Just swing | 5.4 minute read

What baseball can teach us about life

Happy Sunday. It’s a beautiful day for baseball, right?

The weekends, for my son, are filled with baseball. He plays on two teams.

He wasn’t swinging.

He’s played baseball for three years, his team won the championship last year and this year he’s on two teams to get in more reps. If you want to improve at baseball, It’s all about the reps — more pitches, more ground balls, and more swings.

But he wasn’t swinging.

I asked my good friend, a triple A baseball coach, played baseball his whole life, was the president of a local club: What do I do?

  1. “There are three strikes in every out,” he told me. “One’s the ump’s. One’s the pitcher’s. The third is yours. You can’t control the first two, but that last one? Make it count.

  2. Swing at the first pitch by default. Expand your zone and just swing. Don’t wait for perfection.

  3. Get him out of his head. It’s all in his head.

Nothing worked.

As parents, we put so much pressure on our kids to succeed — not necessarily so they make the big leagues and earn the big bucks, but to see their growth. To see them achieve something that’ll create core memories and give them confidence.

Turns out pressure doesn’t always make diamonds, it can transform into anxiety. They want to please us so badly, their pre-frontal cortex (i.e. logic) shuts down and all the brain activity goes to the amygdala where the physical response is to fight, flight, or freeze.

Freeze. He was frozen. He wasn’t swinging.

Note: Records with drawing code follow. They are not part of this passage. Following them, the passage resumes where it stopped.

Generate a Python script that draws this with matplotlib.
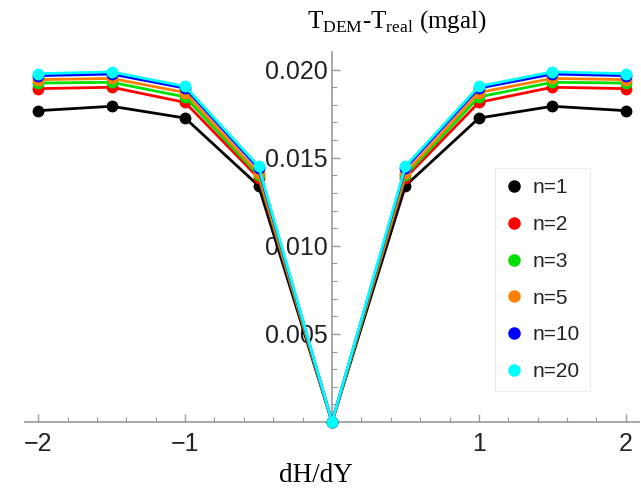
import matplotlib
matplotlib.use("Agg")
import matplotlib.pyplot as plt
from matplotlib.ticker import FixedLocator, FuncFormatter
from matplotlib.lines import Line2D

plt.rcParams['mathtext.fontset'] = 'custom'
plt.rcParams['mathtext.rm'] = 'Liberation Serif'

x = [-2, -1.5, -1, -0.5, 0, 0.5, 1, 1.5, 2]
half = {
    'n=1':  [0.01767, 0.01792, 0.01725, 0.01341],
    'n=2':  [0.01892, 0.01900, 0.01814, 0.01385],
    'n=3':  [0.01924, 0.01928, 0.01845, 0.01400],
    'n=5':  [0.01943, 0.01950, 0.01870, 0.01412],
    'n=10': [0.01966, 0.01975, 0.01895, 0.01440],
    'n=20': [0.01977, 0.01987, 0.01905, 0.01451],
}
labels = list(half.keys())
colors = ['#000000', '#ff0000', '#00e000', '#ff8000', '#0000ff', '#00ffff']
series = {k: v + [0.0] + v[::-1] for k, v in half.items()}

fig = plt.figure(figsize=(6.41, 4.93), dpi=100)
ax = fig.add_axes([25/641, 1-422/493, (639-25)/641, (422-52)/493])

for lab, c in zip(labels, colors):
    ax.plot(x, series[lab], '-', color=c, lw=2, marker='o', ms=7.5, clip_on=False, zorder=3)

ax.set_xlim(-2.09, 2.09)
ax.set_ylim(0, 0.021)

for s in ['top', 'right']:
    ax.spines[s].set_visible(False)
ax.spines['left'].set_position(('data', 0))
ax.spines['bottom'].set_position(('data', 0))
axc = '#999999'
for s in ['left', 'bottom']:
    ax.spines[s].set_color(axc)
    ax.spines[s].set_linewidth(1.2)

ax.xaxis.set_major_locator(FixedLocator([-2, -1, 1, 2]))
ax.xaxis.set_minor_locator(FixedLocator([i*0.2 for i in range(-10, 11) if i % 5 != 0]))
ax.xaxis.set_major_formatter(FuncFormatter(lambda v, p: ('\u2212%d' % abs(v)) if v < 0 else '%d' % v))
ax.yaxis.set_major_locator(FixedLocator([0.005, 0.010, 0.015, 0.020]))
ax.yaxis.set_minor_locator(FixedLocator([i*0.001 for i in range(1, 21) if i % 5 != 0]))
ax.yaxis.set_major_formatter(FuncFormatter(lambda v, p: '%.3f' % v))

ax.tick_params(which='both', direction='in', color=axc, labelcolor='#222222')
ax.tick_params(which='major', length=6, width=1, labelsize=18)
ax.tick_params(which='minor', length=3.5, width=0.8)
for t in ax.get_xticklabels() + ax.get_yticklabels():
    t.set_fontfamily(['Liberation Sans', 'DejaVu Sans'])
ax.tick_params(axis='x', pad=7)
ax.tick_params(axis='y', pad=3)

handles = [Line2D([], [], ls='none', marker='o', color=c, ms=8) for c in colors]
leg = ax.legend(handles, labels, loc='upper left', bbox_to_anchor=(495/641, 1-168/493),
                bbox_transform=fig.transFigure, frameon=True, fancybox=False,
                prop={'family': 'Liberation Sans', 'size': 15}, labelspacing=0.85,
                handletextpad=0.48, handlelength=0.8, borderpad=0.5, borderaxespad=0)
leg.get_frame().set_edgecolor('#e6e6e6')
leg.get_frame().set_linewidth(0.8)
for t in leg.get_texts():
    t.set_color('#222222')

fig.text(397/641, 1-22/493, r'T$_{\mathrm{DEM}}$-T$_{\mathrm{real}}$ (mgal)',
         ha='center', va='center', fontsize=18, family='Liberation Serif')
fig.text(316/641, 1-476/493, 'dH/dY', ha='center', va='center', fontsize=19.5,
         family='Liberation Serif')

fig.savefig('out.png', dpi=100)
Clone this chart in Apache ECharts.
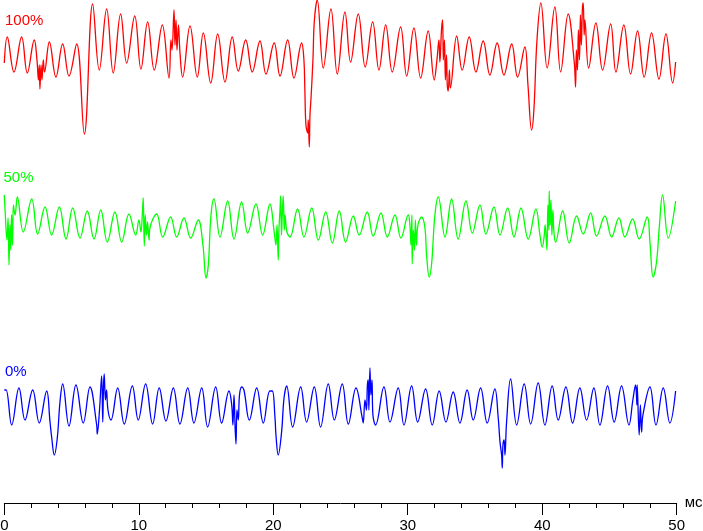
<!DOCTYPE html>
<html><head><meta charset="utf-8">
<script src="https://cdn.jsdelivr.net/npm/echarts@6/dist/echarts.min.js"></script>
<style>html,body{margin:0;padding:0;background:#fff}#c{width:703px;height:531px}</style>
</head><body><div id="c"></div>
<script>
// time (ms), signal level (relative units) for each trace
const red = [[0,87],[0.22,113],[0.72,78],[1.29,113],[1.71,77],[2.23,110],[2.43,90],[2.54,70],[2.60,85],[2.65,61],[2.73,85],[2.80,70],[2.90,90],[2.99,78],[3.35,108],[3.84,73],[4.34,106],[4.81,74],[5.38,106],[5.95,16],[6.57,146],[7.06,80],[7.61,141],[8.10,77],[8.65,136],[9.10,87],[9.70,134],[10.16,81],[10.66,128],[11.15,80],[11.75,125],[12.25,72],[12.39,110],[12.47,100],[12.62,140],[12.69,105],[12.77,130],[12.84,100],[12.95,125],[13.06,98],[13.26,73],[13.81,124],[14.35,73],[14.80,117],[15.35,67],[15.87,116],[16.41,68],[16.95,113],[17.40,79],[17.95,110],[18.44,78],[19.01,109],[19.46,76],[20.07,107],[20.50,74],[21.07,110],[21.54,72],[22.11,107],[22.28,90],[22.35,60],[22.43,25],[22.56,17],[22.60,30],[22.68,3],[22.73,35],[22.80,50],[22.95,90],[23.06,130],[23.27,150],[23.72,82],[24.29,141],[24.76,76],[25.33,138],[25.75,88],[26.32,136],[26.84,83],[27.39,128],[27.86,80],[28.36,125],[28.85,78],[29.47,123],[29.92,74],[30.46,122],[30.96,72],[31.52,119],[31.97,70],[32.17,90],[32.32,110],[32.39,88],[32.51,120],[32.59,130],[32.65,90],[32.73,110],[32.80,70],[32.88,95],[32.94,65],[33.01,59],[33.10,80],[33.17,62],[33.64,114],[34.05,80],[34.57,113],[35.07,78],[35.61,109],[36.11,75],[36.65,107],[37.15,75],[37.73,106],[38.17,73],[38.71,103],[38.94,65],[39.21,20],[39.38,40],[39.61,110],[39.90,147],[40.37,82],[40.94,143],[41.37,78],[41.93,136],[42.38,88],[42.48,63],[42.54,100],[42.62,80],[42.69,120],[42.77,90],[42.84,135],[42.91,105],[42.99,142],[43.05,147],[43.12,115],[43.17,130],[43.45,82],[43.99,127],[44.49,80],[45.09,126],[45.48,78],[46.07,125],[46.57,76],[47.09,119],[47.58,73],[48.13,117],[48.68,71],[49.20,116],[49.70,67],[49.92,88]];
const green = [[0,95],[0.05,82],[0.20,50],[0.28,72],[0.35,25],[0.42,65],[0.48,40],[0.54,75],[0.61,45],[0.68,85],[0.80,75],[0.97,93],[1.41,58],[2.04,91],[2.48,56],[3.03,83],[3.52,55],[4.09,83],[4.59,51],[5.09,82],[5.63,52],[6.17,79],[6.67,51],[7.17,80],[7.66,48],[8.23,78],[8.73,48],[9.27,76],[9.77,55],[10.01,70],[10.16,58],[10.28,80],[10.33,92],[10.41,44],[10.48,75],[10.57,55],[10.65,68],[10.76,50],[10.83,62],[11.33,76],[11.78,53],[12.37,73],[12.82,53],[13.36,72],[13.86,52],[14.42,70],[14.77,45],[15.00,12],[15.17,25],[15.37,75],[15.59,91],[16.04,53],[16.61,89],[17.08,51],[17.65,88],[18.10,57],[18.71,86],[19.21,55],[19.75,86],[20.07,58],[20.20,45],[20.28,65],[20.37,30],[20.42,60],[20.50,80],[20.55,94],[20.61,55],[20.67,75],[20.74,94],[20.82,60],[20.87,75],[21.02,58],[21.24,53],[21.81,81],[22.28,53],[22.86,82],[23.35,50],[23.90,78],[24.39,47],[24.91,79],[25.38,48],[25.95,74],[26.39,55],[26.99,78],[27.43,54],[28.01,77],[28.48,53],[29.05,75],[29.49,52],[30.04,75],[30.16,65],[30.24,45],[30.31,75],[30.33,26],[30.42,60],[30.50,40],[30.57,70],[30.65,45],[30.76,65],[31.03,73],[31.28,62],[31.40,35],[31.60,13],[31.78,27],[32.02,75],[32.27,93],[32.77,53],[33.26,91],[33.75,51],[34.33,89],[34.80,57],[35.37,85],[35.81,56],[36.41,83],[36.86,55],[37.43,82],[37.90,53],[38.42,82],[38.96,51],[39.53,81],[39.83,55],[40.00,43],[40.13,52],[40.22,65],[40.35,40],[40.42,85],[40.50,60],[40.52,99],[40.59,65],[40.65,90],[40.72,55],[40.79,80],[40.87,58],[40.99,48],[41.52,79],[42.01,47],[42.56,74],[43.05,56],[43.60,77],[44.04,54],[44.66,74],[45.16,53],[45.70,72],[46.15,53],[46.72,71],[47.21,51],[47.81,73],[48.01,48],[48.25,13],[48.50,28],[48.70,62],[48.95,95],[49.37,52],[49.92,89]];
const blue = [[0,85],[0.13,85],[0.55,50],[1.09,87],[1.54,55],[2.11,85],[2.60,52],[3.15,84],[3.40,53],[3.52,38],[3.72,20],[3.94,37],[4.14,73],[4.34,91],[4.81,49],[5.33,90],[5.87,52],[6.37,88],[6.87,50],[6.91,41],[7.08,65],[7.24,99],[7.32,53],[7.38,90],[7.43,101],[7.52,75],[7.60,85],[7.71,65],[7.93,55],[8.43,87],[8.92,51],[9.52,89],[9.96,55],[10.51,91],[11.03,51],[11.52,87],[12.02,54],[12.57,87],[13.06,51],[13.64,87],[14.10,52],[14.68,87],[15.12,48],[15.72,88],[16.16,52],[16.71,84],[16.91,70],[17.00,50],[17.08,80],[17.17,45],[17.23,31],[17.30,65],[17.40,55],[17.49,80],[17.65,88],[17.82,85],[18.22,55],[18.77,87],[19.26,52],[19.75,84],[19.93,84],[20.13,57],[20.20,40],[20.37,20],[20.62,43],[20.80,77],[21.00,89],[21.44,48],[22.04,88],[22.48,53],[23.05,88],[23.52,48],[24.09,91],[24.54,55],[25.13,91],[25.58,51],[26.15,87],[26.62,57],[26.69,52],[26.82,75],[26.93,65],[27.00,90],[27.06,95],[27.11,65],[27.19,107],[27.26,80],[27.34,95],[27.41,60],[27.61,50],[28.23,88],[28.68,53],[29.29,87],[29.72,50],[30.29,89],[30.74,53],[31.33,86],[31.82,50],[32.34,84],[32.84,53],[33.38,83],[33.88,52],[34.42,85],[34.87,55],[35.42,87],[35.91,52],[36.48,86],[36.73,57],[36.86,33],[36.98,20],[37.03,7],[37.08,30],[37.17,35],[37.23,20],[37.35,53],[37.65,96],[38.10,50],[38.66,91],[39.14,51],[39.70,92],[40.20,50],[40.74,89],[41.19,55],[41.76,88],[42.26,52],[42.80,87],[43.30,55],[43.84,87],[44.29,50],[44.86,89],[45.35,53],[45.90,89],[46.45,50],[46.74,75],[46.94,90],[47.04,70],[47.06,90],[47.21,40],[47.30,70],[47.39,43],[47.49,60],[48.01,88],[48.46,50],[49.00,87],[49.49,52],[49.92,84]];
const traceNames = ['100%', '50%', '0%'];
const xMin = 0, xMax = 50, xStep = 10;
const unitName = 'мс';

// layout / style
const colors = ['#ff0000', '#00ff00', '#0000ff'];
const offsets = [353, 213, 28];
const labelPos = [[5, 21], [3.5, 178], [5, 371.5]];
const FONT = '"Liberation Sans", Arial, sans-serif';

const chart = echarts.init(document.getElementById('c'), null, {renderer: 'canvas'});
const traces = [red, green, blue];
const option = {
  animation: false,
  backgroundColor: '#fff',
  grid: {left: 4.3, right: 26.3, top: 0, bottom: 28, containLabel: false, outerBoundsMode: 'none'},
  xAxis: {
    type: 'value', min: xMin, max: xMax, interval: xStep,
    axisLine: {show: true, lineStyle: {color: '#000', width: 1}},
    axisTick: {show: true, length: 12, lineStyle: {color: '#000', width: 1}},
    minorTick: {show: true, splitNumber: 5, length: 5, lineStyle: {color: '#000', width: 1}},
    axisLabel: {show: true, margin: 15, fontSize: 15, color: '#000', fontFamily: FONT, hideOverlap: false},
    splitLine: {show: false},
    name: unitName, nameLocation: 'end', nameGap: 8,
    nameTextStyle: {fontSize: 15, color: '#000', fontFamily: FONT, verticalAlign: 'middle', padding: [5, 0, 0, 0]}
  },
  yAxis: {type: 'value', min: 0, max: 503, show: false},
  series: traces.map((d, i) => ({
    type: 'line',
    name: traceNames[i],
    data: d.map(p => [p[0], p[1] + offsets[i]]),
    showSymbol: false,
    smooth: 0.4,
    lineStyle: {color: colors[i], width: 1.3},
    itemStyle: {color: colors[i]},
    silent: true
  })),
  graphic: traceNames.map((t, i) => ({
    type: 'text', x: labelPos[i][0], y: labelPos[i][1],
    style: {text: t, fill: colors[i], fontSize: 15, fontFamily: FONT, verticalAlign: 'middle', align: 'left'}
  }))
};
chart.setOption(option);
</script></body></html>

I woke him up on Saturday morning.

“Today’s the day.”

“What?”

“Today’s the day, bud. Say it with me. Today’s the day.”

He curled away. He hid under his pillow. I jumped on his bed.

“Today’s the day!”

“Why are you saying that?”

“Ben, today’s the day. Anything can happen if you believe it. Today’s the day you beat that video game. Today’s the day you clean up your room. Today’s the day I’m going to run 26 minutes. Today’s the day, Ben.”

“Ok, today’s the day.”

At baseball, he swung three times and struck out. His next at bat, he got a hit, his first one of the season. His final at bat, he earned a “run batted in” (RBI) to earn a sweet spot on his team’s stat sheet.

My friend, that baseball coach fella, also said this: “If you want to make the hall of fame, you need a .300 batting average. You need to hit the ball three times out of 10. If you do, you’re a legend.”

Baseball is a game of failure.

And with that, I’ll close with arguably one of baseball’s best known failures, Michael Jordan (you know, the basketball legend).

“I’ve missed more than 9,000 shots in my career. I’ve lost almost 300 games. Twenty-six times I’ve been trusted to take the game-winning shot and missed. I’ve failed over and over and over again in my life. And that is why I succeed.”

Baseball is a game of failure. So is life. Swing anyway.

The pebble

The challenge

It’s Sunday. Pick one thing you’ve been scared to swing at. Don’t wait for perfect. Just get up and take a swing.

Because confidence doesn’t come before the swing, it comes after. Because sometimes, today’s the day.